[Start Records for this task]
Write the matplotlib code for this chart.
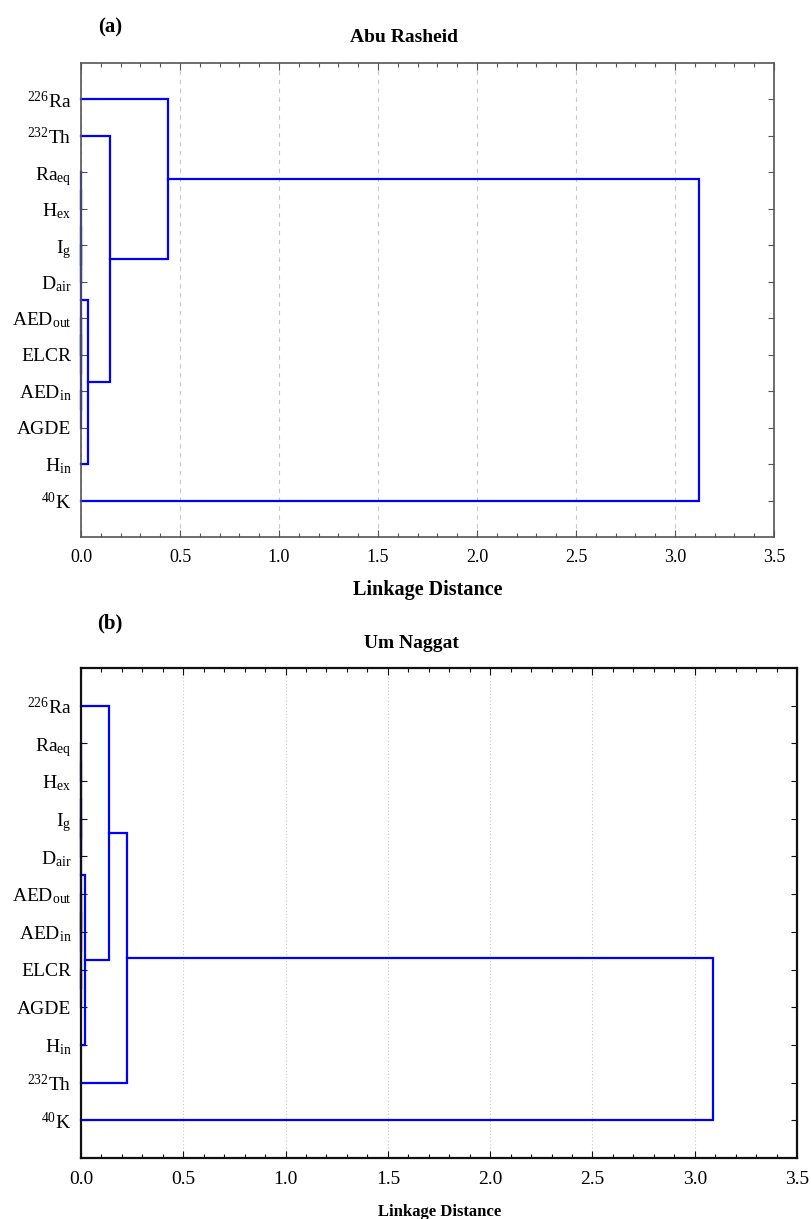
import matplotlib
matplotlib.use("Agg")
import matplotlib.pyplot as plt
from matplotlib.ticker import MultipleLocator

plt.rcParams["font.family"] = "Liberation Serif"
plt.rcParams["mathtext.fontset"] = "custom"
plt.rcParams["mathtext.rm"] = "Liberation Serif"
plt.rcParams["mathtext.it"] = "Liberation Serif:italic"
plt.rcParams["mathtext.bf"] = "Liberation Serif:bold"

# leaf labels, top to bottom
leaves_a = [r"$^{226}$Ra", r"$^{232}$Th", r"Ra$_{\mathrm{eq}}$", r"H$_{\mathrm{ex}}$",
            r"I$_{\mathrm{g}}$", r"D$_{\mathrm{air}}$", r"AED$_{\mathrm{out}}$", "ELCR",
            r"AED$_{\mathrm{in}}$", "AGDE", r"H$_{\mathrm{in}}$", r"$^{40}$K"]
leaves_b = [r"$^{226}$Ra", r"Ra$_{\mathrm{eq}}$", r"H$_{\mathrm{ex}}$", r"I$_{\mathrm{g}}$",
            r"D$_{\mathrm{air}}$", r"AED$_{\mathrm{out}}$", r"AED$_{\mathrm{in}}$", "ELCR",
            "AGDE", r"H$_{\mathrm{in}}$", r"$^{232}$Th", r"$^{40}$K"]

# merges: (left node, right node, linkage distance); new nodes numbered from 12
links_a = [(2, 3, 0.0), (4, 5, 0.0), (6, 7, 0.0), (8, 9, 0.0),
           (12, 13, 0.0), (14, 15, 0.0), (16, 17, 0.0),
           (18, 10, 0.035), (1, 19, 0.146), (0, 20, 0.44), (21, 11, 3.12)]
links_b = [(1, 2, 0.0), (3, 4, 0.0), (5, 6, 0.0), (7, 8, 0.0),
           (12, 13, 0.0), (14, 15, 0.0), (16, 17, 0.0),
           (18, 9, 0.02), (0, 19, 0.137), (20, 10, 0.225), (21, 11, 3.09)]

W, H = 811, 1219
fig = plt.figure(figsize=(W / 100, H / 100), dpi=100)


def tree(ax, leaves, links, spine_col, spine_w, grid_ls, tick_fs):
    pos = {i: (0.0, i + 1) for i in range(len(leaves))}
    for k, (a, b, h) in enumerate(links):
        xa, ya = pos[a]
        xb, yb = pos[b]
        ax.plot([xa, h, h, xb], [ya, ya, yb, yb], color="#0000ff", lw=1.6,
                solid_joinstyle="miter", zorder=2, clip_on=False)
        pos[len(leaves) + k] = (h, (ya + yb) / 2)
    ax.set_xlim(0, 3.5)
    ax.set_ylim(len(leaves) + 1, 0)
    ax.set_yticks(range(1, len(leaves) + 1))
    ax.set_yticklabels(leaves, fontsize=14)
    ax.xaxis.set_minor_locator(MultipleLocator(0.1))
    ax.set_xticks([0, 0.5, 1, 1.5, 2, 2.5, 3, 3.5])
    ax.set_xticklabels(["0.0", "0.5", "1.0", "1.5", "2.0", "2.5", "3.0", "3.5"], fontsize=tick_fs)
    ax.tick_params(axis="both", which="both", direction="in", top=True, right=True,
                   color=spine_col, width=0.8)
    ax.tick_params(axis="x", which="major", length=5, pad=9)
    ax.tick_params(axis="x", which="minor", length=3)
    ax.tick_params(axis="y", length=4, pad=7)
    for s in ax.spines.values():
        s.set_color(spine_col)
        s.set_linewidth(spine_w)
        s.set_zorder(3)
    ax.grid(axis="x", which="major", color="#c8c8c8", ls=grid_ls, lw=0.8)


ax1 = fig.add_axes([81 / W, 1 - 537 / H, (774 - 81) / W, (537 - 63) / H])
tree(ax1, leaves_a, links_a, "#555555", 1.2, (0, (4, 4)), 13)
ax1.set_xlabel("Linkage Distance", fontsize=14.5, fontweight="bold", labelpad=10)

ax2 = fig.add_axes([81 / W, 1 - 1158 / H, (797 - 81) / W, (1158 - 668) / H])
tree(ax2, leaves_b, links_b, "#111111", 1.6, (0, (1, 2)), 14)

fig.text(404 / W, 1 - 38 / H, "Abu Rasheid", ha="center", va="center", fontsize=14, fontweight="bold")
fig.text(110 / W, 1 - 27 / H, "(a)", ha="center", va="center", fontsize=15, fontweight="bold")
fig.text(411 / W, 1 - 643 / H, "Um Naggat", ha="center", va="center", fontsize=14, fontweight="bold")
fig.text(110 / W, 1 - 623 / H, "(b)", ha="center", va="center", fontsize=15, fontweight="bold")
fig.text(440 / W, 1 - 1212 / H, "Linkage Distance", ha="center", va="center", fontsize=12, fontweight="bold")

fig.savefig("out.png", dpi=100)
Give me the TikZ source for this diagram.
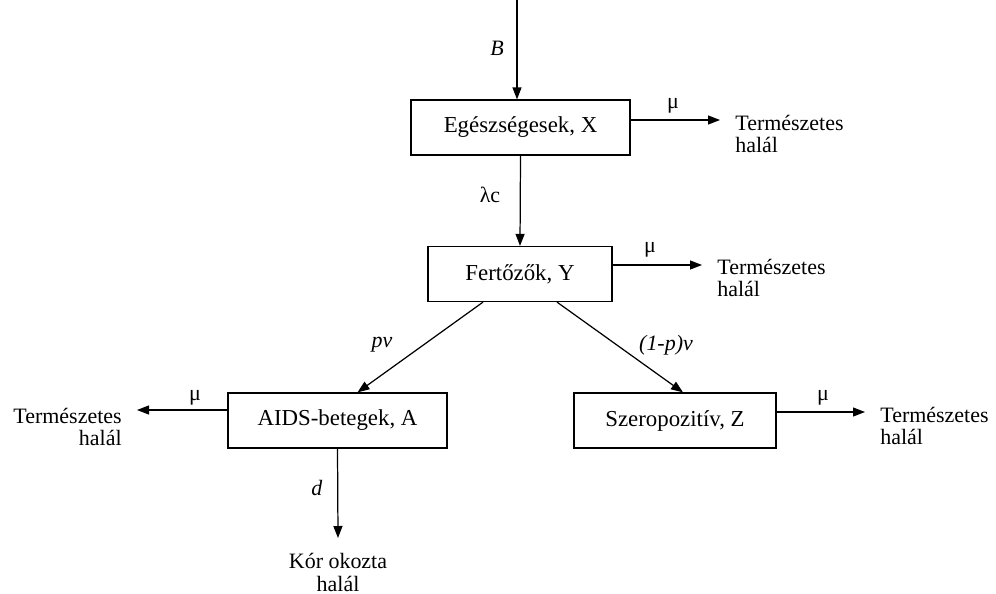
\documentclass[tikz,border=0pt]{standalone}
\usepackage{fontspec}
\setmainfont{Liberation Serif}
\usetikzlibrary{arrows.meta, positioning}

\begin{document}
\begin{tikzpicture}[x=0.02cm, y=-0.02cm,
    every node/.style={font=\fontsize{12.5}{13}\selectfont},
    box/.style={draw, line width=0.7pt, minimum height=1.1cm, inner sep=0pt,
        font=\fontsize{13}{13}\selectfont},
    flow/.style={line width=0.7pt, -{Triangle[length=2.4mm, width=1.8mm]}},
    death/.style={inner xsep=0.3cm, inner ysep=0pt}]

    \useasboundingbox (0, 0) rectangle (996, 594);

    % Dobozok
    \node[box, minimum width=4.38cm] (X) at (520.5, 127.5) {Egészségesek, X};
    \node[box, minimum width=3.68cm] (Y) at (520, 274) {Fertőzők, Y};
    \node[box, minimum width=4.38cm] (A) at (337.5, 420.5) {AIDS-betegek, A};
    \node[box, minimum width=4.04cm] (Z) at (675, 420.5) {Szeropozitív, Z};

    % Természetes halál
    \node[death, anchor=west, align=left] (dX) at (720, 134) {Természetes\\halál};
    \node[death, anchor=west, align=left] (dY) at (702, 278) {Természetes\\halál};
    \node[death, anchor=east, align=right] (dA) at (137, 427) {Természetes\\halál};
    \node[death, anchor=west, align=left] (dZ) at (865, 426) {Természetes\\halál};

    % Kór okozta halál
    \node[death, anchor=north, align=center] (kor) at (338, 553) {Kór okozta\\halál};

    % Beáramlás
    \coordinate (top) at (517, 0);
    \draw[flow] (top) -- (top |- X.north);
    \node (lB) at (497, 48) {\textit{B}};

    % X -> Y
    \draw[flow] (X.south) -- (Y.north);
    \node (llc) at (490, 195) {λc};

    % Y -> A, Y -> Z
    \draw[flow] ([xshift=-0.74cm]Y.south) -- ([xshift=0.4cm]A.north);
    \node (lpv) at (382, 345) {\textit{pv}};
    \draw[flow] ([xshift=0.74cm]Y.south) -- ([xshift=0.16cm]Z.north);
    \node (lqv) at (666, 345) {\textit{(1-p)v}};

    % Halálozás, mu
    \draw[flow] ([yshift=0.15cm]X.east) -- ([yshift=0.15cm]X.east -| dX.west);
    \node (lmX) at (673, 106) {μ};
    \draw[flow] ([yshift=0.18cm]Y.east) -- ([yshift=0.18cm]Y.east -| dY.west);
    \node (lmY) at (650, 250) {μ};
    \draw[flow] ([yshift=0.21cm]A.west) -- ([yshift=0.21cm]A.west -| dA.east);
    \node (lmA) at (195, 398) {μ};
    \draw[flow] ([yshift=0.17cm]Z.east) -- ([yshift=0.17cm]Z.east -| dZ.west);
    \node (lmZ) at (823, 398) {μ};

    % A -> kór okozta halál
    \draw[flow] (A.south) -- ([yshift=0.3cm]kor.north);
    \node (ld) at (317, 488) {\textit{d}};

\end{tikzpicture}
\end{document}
[End Records for this task]
What this task involves ▸ Print all entries exactly. The images do not belong in the copy.

Final answer ▸
Write the matplotlib code for this chart.
import matplotlib
matplotlib.use("Agg")
import matplotlib.pyplot as plt
from matplotlib.ticker import MultipleLocator

plt.rcParams["font.family"] = "Liberation Serif"
plt.rcParams["mathtext.fontset"] = "custom"
plt.rcParams["mathtext.rm"] = "Liberation Serif"
plt.rcParams["mathtext.it"] = "Liberation Serif:italic"
plt.rcParams["mathtext.bf"] = "Liberation Serif:bold"

# leaf labels, top to bottom
leaves_a = [r"$^{226}$Ra", r"$^{232}$Th", r"Ra$_{\mathrm{eq}}$", r"H$_{\mathrm{ex}}$",
            r"I$_{\mathrm{g}}$", r"D$_{\mathrm{air}}$", r"AED$_{\mathrm{out}}$", "ELCR",
            r"AED$_{\mathrm{in}}$", "AGDE", r"H$_{\mathrm{in}}$", r"$^{40}$K"]
leaves_b = [r"$^{226}$Ra", r"Ra$_{\mathrm{eq}}$", r"H$_{\mathrm{ex}}$", r"I$_{\mathrm{g}}$",
            r"D$_{\mathrm{air}}$", r"AED$_{\mathrm{out}}$", r"AED$_{\mathrm{in}}$", "ELCR",
            "AGDE", r"H$_{\mathrm{in}}$", r"$^{232}$Th", r"$^{40}$K"]

# merges: (left node, right node, linkage distance); new nodes numbered from 12
links_a = [(2, 3, 0.0), (4, 5, 0.0), (6, 7, 0.0), (8, 9, 0.0),
           (12, 13, 0.0), (14, 15, 0.0), (16, 17, 0.0),
           (18, 10, 0.035), (1, 19, 0.146), (0, 20, 0.44), (21, 11, 3.12)]
links_b = [(1, 2, 0.0), (3, 4, 0.0), (5, 6, 0.0), (7, 8, 0.0),
           (12, 13, 0.0), (14, 15, 0.0), (16, 17, 0.0),
           (18, 9, 0.02), (0, 19, 0.137), (20, 10, 0.225), (21, 11, 3.09)]

W, H = 811, 1219
fig = plt.figure(figsize=(W / 100, H / 100), dpi=100)


def tree(ax, leaves, links, spine_col, spine_w, grid_ls, tick_fs):
    pos = {i: (0.0, i + 1) for i in range(len(leaves))}
    for k, (a, b, h) in enumerate(links):
        xa, ya = pos[a]
        xb, yb = pos[b]
        ax.plot([xa, h, h, xb], [ya, ya, yb, yb], color="#0000ff", lw=1.6,
                solid_joinstyle="miter", zorder=2, clip_on=False)
        pos[len(leaves) + k] = (h, (ya + yb) / 2)
    ax.set_xlim(0, 3.5)
    ax.set_ylim(len(leaves) + 1, 0)
    ax.set_yticks(range(1, len(leaves) + 1))
    ax.set_yticklabels(leaves, fontsize=14)
    ax.xaxis.set_minor_locator(MultipleLocator(0.1))
    ax.set_xticks([0, 0.5, 1, 1.5, 2, 2.5, 3, 3.5])
    ax.set_xticklabels(["0.0", "0.5", "1.0", "1.5", "2.0", "2.5", "3.0", "3.5"], fontsize=tick_fs)
    ax.tick_params(axis="both", which="both", direction="in", top=True, right=True,
                   color=spine_col, width=0.8)
    ax.tick_params(axis="x", which="major", length=5, pad=9)
    ax.tick_params(axis="x", which="minor", length=3)
    ax.tick_params(axis="y", length=4, pad=7)
    for s in ax.spines.values():
        s.set_color(spine_col)
        s.set_linewidth(spine_w)
        s.set_zorder(3)
    ax.grid(axis="x", which="major", color="#c8c8c8", ls=grid_ls, lw=0.8)


ax1 = fig.add_axes([81 / W, 1 - 537 / H, (774 - 81) / W, (537 - 63) / H])
tree(ax1, leaves_a, links_a, "#555555", 1.2, (0, (4, 4)), 13)
ax1.set_xlabel("Linkage Distance", fontsize=14.5, fontweight="bold", labelpad=10)

ax2 = fig.add_axes([81 / W, 1 - 1158 / H, (797 - 81) / W, (1158 - 668) / H])
tree(ax2, leaves_b, links_b, "#111111", 1.6, (0, (1, 2)), 14)

fig.text(404 / W, 1 - 38 / H, "Abu Rasheid", ha="center", va="center", fontsize=14, fontweight="bold")
fig.text(110 / W, 1 - 27 / H, "(a)", ha="center", va="center", fontsize=15, fontweight="bold")
fig.text(411 / W, 1 - 643 / H, "Um Naggat", ha="center", va="center", fontsize=14, fontweight="bold")
fig.text(110 / W, 1 - 623 / H, "(b)", ha="center", va="center", fontsize=15, fontweight="bold")
fig.text(440 / W, 1 - 1212 / H, "Linkage Distance", ha="center", va="center", fontsize=12, fontweight="bold")

fig.savefig("out.png", dpi=100)
Give me the TikZ source for this diagram.
\documentclass[tikz,border=0pt]{standalone}
\usepackage{fontspec}
\setmainfont{Liberation Serif}
\usetikzlibrary{arrows.meta, positioning}

\begin{document}
\begin{tikzpicture}[x=0.02cm, y=-0.02cm,
    every node/.style={font=\fontsize{12.5}{13}\selectfont},
    box/.style={draw, line width=0.7pt, minimum height=1.1cm, inner sep=0pt,
        font=\fontsize{13}{13}\selectfont},
    flow/.style={line width=0.7pt, -{Triangle[length=2.4mm, width=1.8mm]}},
    death/.style={inner xsep=0.3cm, inner ysep=0pt}]

    \useasboundingbox (0, 0) rectangle (996, 594);

    % Dobozok
    \node[box, minimum width=4.38cm] (X) at (520.5, 127.5) {Egészségesek, X};
    \node[box, minimum width=3.68cm] (Y) at (520, 274) {Fertőzők, Y};
    \node[box, minimum width=4.38cm] (A) at (337.5, 420.5) {AIDS-betegek, A};
    \node[box, minimum width=4.04cm] (Z) at (675, 420.5) {Szeropozitív, Z};

    % Természetes halál
    \node[death, anchor=west, align=left] (dX) at (720, 134) {Természetes\\halál};
    \node[death, anchor=west, align=left] (dY) at (702, 278) {Természetes\\halál};
    \node[death, anchor=east, align=right] (dA) at (137, 427) {Természetes\\halál};
    \node[death, anchor=west, align=left] (dZ) at (865, 426) {Természetes\\halál};

    % Kór okozta halál
    \node[death, anchor=north, align=center] (kor) at (338, 553) {Kór okozta\\halál};

    % Beáramlás
    \coordinate (top) at (517, 0);
    \draw[flow] (top) -- (top |- X.north);
    \node (lB) at (497, 48) {\textit{B}};

    % X -> Y
    \draw[flow] (X.south) -- (Y.north);
    \node (llc) at (490, 195) {λc};

    % Y -> A, Y -> Z
    \draw[flow] ([xshift=-0.74cm]Y.south) -- ([xshift=0.4cm]A.north);
    \node (lpv) at (382, 345) {\textit{pv}};
    \draw[flow] ([xshift=0.74cm]Y.south) -- ([xshift=0.16cm]Z.north);
    \node (lqv) at (666, 345) {\textit{(1-p)v}};

    % Halálozás, mu
    \draw[flow] ([yshift=0.15cm]X.east) -- ([yshift=0.15cm]X.east -| dX.west);
    \node (lmX) at (673, 106) {μ};
    \draw[flow] ([yshift=0.18cm]Y.east) -- ([yshift=0.18cm]Y.east -| dY.west);
    \node (lmY) at (650, 250) {μ};
    \draw[flow] ([yshift=0.21cm]A.west) -- ([yshift=0.21cm]A.west -| dA.east);
    \node (lmA) at (195, 398) {μ};
    \draw[flow] ([yshift=0.17cm]Z.east) -- ([yshift=0.17cm]Z.east -| dZ.west);
    \node (lmZ) at (823, 398) {μ};

    % A -> kór okozta halál
    \draw[flow] (A.south) -- ([yshift=0.3cm]kor.north);
    \node (ld) at (317, 488) {\textit{d}};

\end{tikzpicture}
\end{document}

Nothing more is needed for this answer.